TC writes: “I have a question about Bach Flower Remedies. I am trying to find out if these remedies are considered New Age. I have a few books book about them which state that it “treats the individual not the symptoms / or disease. They work on an emotional condition of the person concerned.” “The effect of taking the remedies is not to suppress negative attitudes but transforms them into positive ones, stimulating self-healing.” Can you let me know what the Church teaches about this product?”
Your hunch about Bach Flower Remedies (BFR) is a good one. This is definitely a form of alternative medicine that incorporates New Age views about energy and healing.
For those of you who are unaware of what these remedies are all about, they were developed in the 1930s by the British physician Dr Edward Bach. According to his website, he was diagnosed with cancer in 1917 and given just three months to live. However, the three months came and went and, still alive, he grew determined to find a more holistic approach to medicine. This quest led him into homeopathy and experimenting with certain flowers. Eventually, he wandered out of the realm of science altogether.
“Just as he had abandoned his home, office and work, Dr Bach began to abandon the scientific method and its reliance on laboratories and reductionism,” the site explains. “He fell back instead on his natural gifts as a healer, and more and more allowed his intuition to guide him to the right plants.”
He eventually landed upon 38 flower-based remedies that allegedly corresponded to 38 negative emotional states which he claimed were relieved in patients who were treated with his flower potions. These mixtures were obtained by opening flower heads that are still fresh with dew, float them on the surface of pure spring water in a glass bowl and let them sit in the sun for a few hours. A second mixture was used for trees and bushes which required branches and leaves to be boiled in water for half an hour.
Here’s where it gets New Agey. In both methods, the plant matter is removed and, according to Bach, the water retains the vibrations or energy of the flower. Bach believed the life force energy or vibration of the plant was somehow transmitted into the tincture and that this vibration interacts on a subtle energy level to “rebalance the conscious and unconscious and dissolve old patterns of behavior,” according to this report by the National Institutes of Health.
Typically, the remedies come in liquid form and are preserved in brandy. To take them, a patient must dilute two drops into a 30 ml dropper bottle and top off with mineral water. From this mixed bottle, a person then takes four drops at least four times a day. The website also recommends that a person put a few drops in a glass of water and sip on it at intervals throughout the day. Two or more remedies might be mixed together “to match your precise mix of emotions.”

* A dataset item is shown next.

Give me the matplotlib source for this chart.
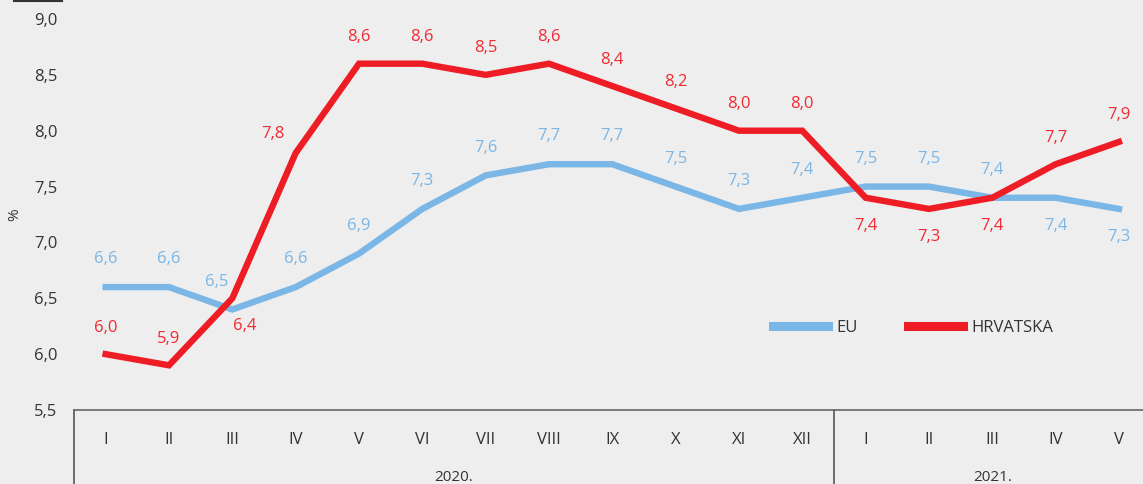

For example, the Impatiens flower is used to treat impatience and irritability; the Mimulus flower (such as monkey flowers) are used to treat the fear of known things, shyness, and timidity; the olive plant treats people who are drained of energy. People who suffer from overwhelming guilt are given pine and those who need their “energy” unblocked might try a combination of Wild Oat, Holly and Star of Bethlehem. Dr. Bach also created a “Rescue Remedy” which is a combination of five flowers and is used as an emergency treatment in situations of extreme anxiety or distress.

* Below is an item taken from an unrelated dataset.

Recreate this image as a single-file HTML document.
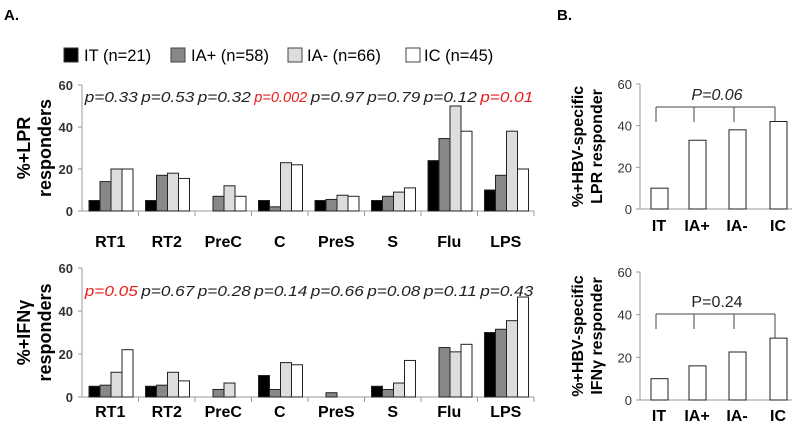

Although based in England and in centers throughout Europe, the BFR industry makes its products available “over-the-counter “in some countries such as in the U.S. when a typical bottle will cost around $10.
After reviewing the trials done to test the efficacy of BFRs, the NIH concluded that there is no overall benefit to these potions in comparison to placebo. They also found that any available evidence that they do work “has a high risk of bias.”
As for Church teaching about Bach Flower Remedies (and all other unproven alternatives), we believe that there can never be a discrepancy between faith and reason. As the Catechism states, “…[M]ethodical research in all branches of knowledge, provided it is carried out in a truly scientific manner and does not override moral laws, can never conflict with the faith, because the things of the world and the things of faith derive from the same God” [No. 159].
Therefore, because BFR products have never been proven to work, to put one’s faith in them would be considered to be engaging in superstitious medicine.